Given request = Omit the pictures and print exactly the lines of the listing below, starting at the first and ending at the line containing "46, 48, 50];".

── Source data

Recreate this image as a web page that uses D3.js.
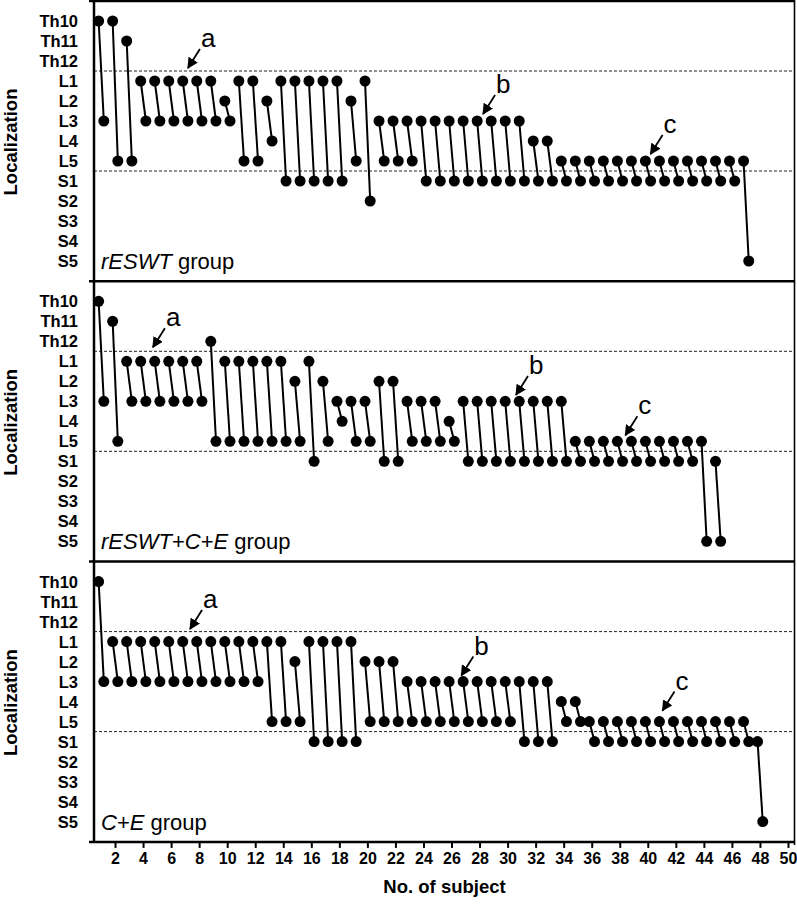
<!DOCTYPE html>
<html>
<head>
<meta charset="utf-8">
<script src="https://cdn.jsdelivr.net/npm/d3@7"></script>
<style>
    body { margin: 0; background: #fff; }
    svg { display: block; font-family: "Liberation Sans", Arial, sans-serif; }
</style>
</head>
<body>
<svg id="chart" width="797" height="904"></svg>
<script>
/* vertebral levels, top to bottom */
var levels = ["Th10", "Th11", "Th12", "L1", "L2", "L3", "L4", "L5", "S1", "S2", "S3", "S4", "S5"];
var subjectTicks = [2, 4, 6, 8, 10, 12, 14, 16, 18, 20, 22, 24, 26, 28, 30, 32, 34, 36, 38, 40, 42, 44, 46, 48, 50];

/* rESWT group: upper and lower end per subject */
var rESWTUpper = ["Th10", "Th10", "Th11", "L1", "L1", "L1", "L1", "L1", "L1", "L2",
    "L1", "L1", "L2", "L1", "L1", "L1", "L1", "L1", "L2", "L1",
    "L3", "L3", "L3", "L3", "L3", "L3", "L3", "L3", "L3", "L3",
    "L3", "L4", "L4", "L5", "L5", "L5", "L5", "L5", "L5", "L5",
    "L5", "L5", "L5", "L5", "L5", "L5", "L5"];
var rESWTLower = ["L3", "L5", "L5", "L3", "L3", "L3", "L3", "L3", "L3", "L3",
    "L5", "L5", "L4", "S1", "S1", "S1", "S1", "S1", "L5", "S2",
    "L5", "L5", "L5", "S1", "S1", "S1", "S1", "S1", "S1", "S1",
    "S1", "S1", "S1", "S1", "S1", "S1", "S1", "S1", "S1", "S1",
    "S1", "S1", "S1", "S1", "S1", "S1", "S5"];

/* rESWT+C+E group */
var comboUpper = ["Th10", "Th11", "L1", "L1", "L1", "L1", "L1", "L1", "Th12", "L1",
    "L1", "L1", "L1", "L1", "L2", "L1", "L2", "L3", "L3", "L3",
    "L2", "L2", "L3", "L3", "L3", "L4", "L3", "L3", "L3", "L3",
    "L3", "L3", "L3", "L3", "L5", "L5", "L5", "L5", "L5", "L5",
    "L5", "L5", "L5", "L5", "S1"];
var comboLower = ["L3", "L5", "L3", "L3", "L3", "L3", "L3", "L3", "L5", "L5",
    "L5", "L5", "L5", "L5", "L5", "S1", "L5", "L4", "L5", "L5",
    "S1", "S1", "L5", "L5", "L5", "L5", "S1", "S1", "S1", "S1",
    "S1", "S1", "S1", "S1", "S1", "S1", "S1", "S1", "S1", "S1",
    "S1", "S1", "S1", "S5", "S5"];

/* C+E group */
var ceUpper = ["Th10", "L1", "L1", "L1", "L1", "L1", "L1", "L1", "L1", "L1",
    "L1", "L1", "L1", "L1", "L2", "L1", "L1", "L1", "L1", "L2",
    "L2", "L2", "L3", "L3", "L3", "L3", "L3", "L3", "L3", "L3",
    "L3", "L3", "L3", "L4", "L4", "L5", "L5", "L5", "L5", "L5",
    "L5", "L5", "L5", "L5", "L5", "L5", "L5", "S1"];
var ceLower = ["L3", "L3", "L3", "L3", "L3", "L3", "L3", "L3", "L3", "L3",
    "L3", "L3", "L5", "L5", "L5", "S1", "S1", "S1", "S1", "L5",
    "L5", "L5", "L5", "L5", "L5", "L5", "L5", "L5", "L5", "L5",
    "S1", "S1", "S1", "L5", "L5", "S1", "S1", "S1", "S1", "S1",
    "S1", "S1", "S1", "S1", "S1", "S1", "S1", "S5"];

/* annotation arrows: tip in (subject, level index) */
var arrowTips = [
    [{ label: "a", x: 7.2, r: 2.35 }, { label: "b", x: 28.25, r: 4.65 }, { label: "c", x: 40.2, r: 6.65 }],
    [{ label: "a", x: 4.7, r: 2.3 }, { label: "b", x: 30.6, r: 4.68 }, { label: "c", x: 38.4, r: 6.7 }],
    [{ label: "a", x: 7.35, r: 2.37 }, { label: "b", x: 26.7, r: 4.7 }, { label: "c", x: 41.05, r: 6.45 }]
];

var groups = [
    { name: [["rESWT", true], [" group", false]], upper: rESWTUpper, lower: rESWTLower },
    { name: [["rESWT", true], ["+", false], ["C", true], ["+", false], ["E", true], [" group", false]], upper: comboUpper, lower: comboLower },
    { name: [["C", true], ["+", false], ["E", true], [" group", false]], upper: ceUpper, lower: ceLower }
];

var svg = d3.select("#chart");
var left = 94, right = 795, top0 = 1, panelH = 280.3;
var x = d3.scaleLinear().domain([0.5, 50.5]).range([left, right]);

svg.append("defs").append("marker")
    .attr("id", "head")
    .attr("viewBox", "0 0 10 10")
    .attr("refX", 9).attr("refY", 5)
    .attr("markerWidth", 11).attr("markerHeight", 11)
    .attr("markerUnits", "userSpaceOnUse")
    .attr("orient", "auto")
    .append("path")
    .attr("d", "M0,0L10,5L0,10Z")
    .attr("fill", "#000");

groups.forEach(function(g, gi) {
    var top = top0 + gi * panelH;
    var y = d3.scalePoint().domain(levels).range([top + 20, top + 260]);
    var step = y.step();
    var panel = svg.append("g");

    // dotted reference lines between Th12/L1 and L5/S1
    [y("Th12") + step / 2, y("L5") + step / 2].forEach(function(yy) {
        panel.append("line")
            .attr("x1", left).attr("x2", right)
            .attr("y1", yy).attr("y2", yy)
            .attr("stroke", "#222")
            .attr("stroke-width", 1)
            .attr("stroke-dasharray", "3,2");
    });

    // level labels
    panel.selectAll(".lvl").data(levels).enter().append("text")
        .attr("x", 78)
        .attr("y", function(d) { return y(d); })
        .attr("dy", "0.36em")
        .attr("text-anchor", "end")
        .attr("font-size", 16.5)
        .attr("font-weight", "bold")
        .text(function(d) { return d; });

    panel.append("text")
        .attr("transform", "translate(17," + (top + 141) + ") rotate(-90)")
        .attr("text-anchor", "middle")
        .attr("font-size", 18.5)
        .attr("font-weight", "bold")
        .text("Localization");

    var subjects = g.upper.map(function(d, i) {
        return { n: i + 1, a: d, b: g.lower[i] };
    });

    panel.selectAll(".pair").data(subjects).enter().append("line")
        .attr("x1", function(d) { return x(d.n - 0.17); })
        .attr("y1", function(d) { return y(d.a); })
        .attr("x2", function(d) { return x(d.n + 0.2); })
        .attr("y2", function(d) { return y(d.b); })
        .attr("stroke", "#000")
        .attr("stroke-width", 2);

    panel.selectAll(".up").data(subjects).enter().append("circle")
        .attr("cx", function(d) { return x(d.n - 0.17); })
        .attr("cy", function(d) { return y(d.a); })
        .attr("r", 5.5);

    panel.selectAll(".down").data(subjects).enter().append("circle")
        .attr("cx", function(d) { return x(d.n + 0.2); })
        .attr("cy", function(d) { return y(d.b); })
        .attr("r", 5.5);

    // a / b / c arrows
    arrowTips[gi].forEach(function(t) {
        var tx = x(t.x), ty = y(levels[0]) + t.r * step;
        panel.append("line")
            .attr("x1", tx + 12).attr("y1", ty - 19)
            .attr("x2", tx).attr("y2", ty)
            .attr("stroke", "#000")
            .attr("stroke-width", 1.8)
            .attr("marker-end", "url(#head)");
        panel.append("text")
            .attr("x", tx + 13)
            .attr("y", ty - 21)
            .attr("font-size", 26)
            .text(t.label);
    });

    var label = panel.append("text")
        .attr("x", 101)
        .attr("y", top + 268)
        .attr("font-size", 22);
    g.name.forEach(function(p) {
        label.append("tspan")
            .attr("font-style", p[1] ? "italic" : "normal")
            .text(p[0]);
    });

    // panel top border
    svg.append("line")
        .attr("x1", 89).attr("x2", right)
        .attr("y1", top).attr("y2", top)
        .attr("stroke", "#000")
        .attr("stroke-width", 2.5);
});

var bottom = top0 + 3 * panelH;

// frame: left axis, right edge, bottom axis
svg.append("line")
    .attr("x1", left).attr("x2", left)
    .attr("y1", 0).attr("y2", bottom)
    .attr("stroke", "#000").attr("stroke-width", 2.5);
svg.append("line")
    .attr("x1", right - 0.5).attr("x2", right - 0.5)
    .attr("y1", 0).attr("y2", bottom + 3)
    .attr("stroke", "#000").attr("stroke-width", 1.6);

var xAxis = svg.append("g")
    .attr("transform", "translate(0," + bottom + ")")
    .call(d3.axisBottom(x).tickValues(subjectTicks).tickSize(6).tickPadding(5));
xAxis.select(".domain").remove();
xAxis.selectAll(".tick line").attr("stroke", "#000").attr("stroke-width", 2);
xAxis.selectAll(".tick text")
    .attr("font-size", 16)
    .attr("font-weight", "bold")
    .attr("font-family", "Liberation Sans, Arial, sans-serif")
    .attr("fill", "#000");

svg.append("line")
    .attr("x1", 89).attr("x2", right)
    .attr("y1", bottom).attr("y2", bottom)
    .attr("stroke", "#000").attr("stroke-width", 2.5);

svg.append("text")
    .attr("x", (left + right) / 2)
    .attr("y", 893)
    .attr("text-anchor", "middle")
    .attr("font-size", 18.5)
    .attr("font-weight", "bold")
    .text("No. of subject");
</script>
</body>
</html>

────

Task answer =
Recreate this image as a web page that uses D3.js.
<!DOCTYPE html>
<html>
<head>
<meta charset="utf-8">
<script src="https://cdn.jsdelivr.net/npm/d3@7"></script>
<style>
    body { margin: 0; background: #fff; }
    svg { display: block; font-family: "Liberation Sans", Arial, sans-serif; }
</style>
</head>
<body>
<svg id="chart" width="797" height="904"></svg>
<script>
/* vertebral levels, top to bottom */
var levels = ["Th10", "Th11", "Th12", "L1", "L2", "L3", "L4", "L5", "S1", "S2", "S3", "S4", "S5"];
var subjectTicks = [2, 4, 6, 8, 10, 12, 14, 16, 18, 20, 22, 24, 26, 28, 30, 32, 34, 36, 38, 40, 42, 44, 46, 48, 50];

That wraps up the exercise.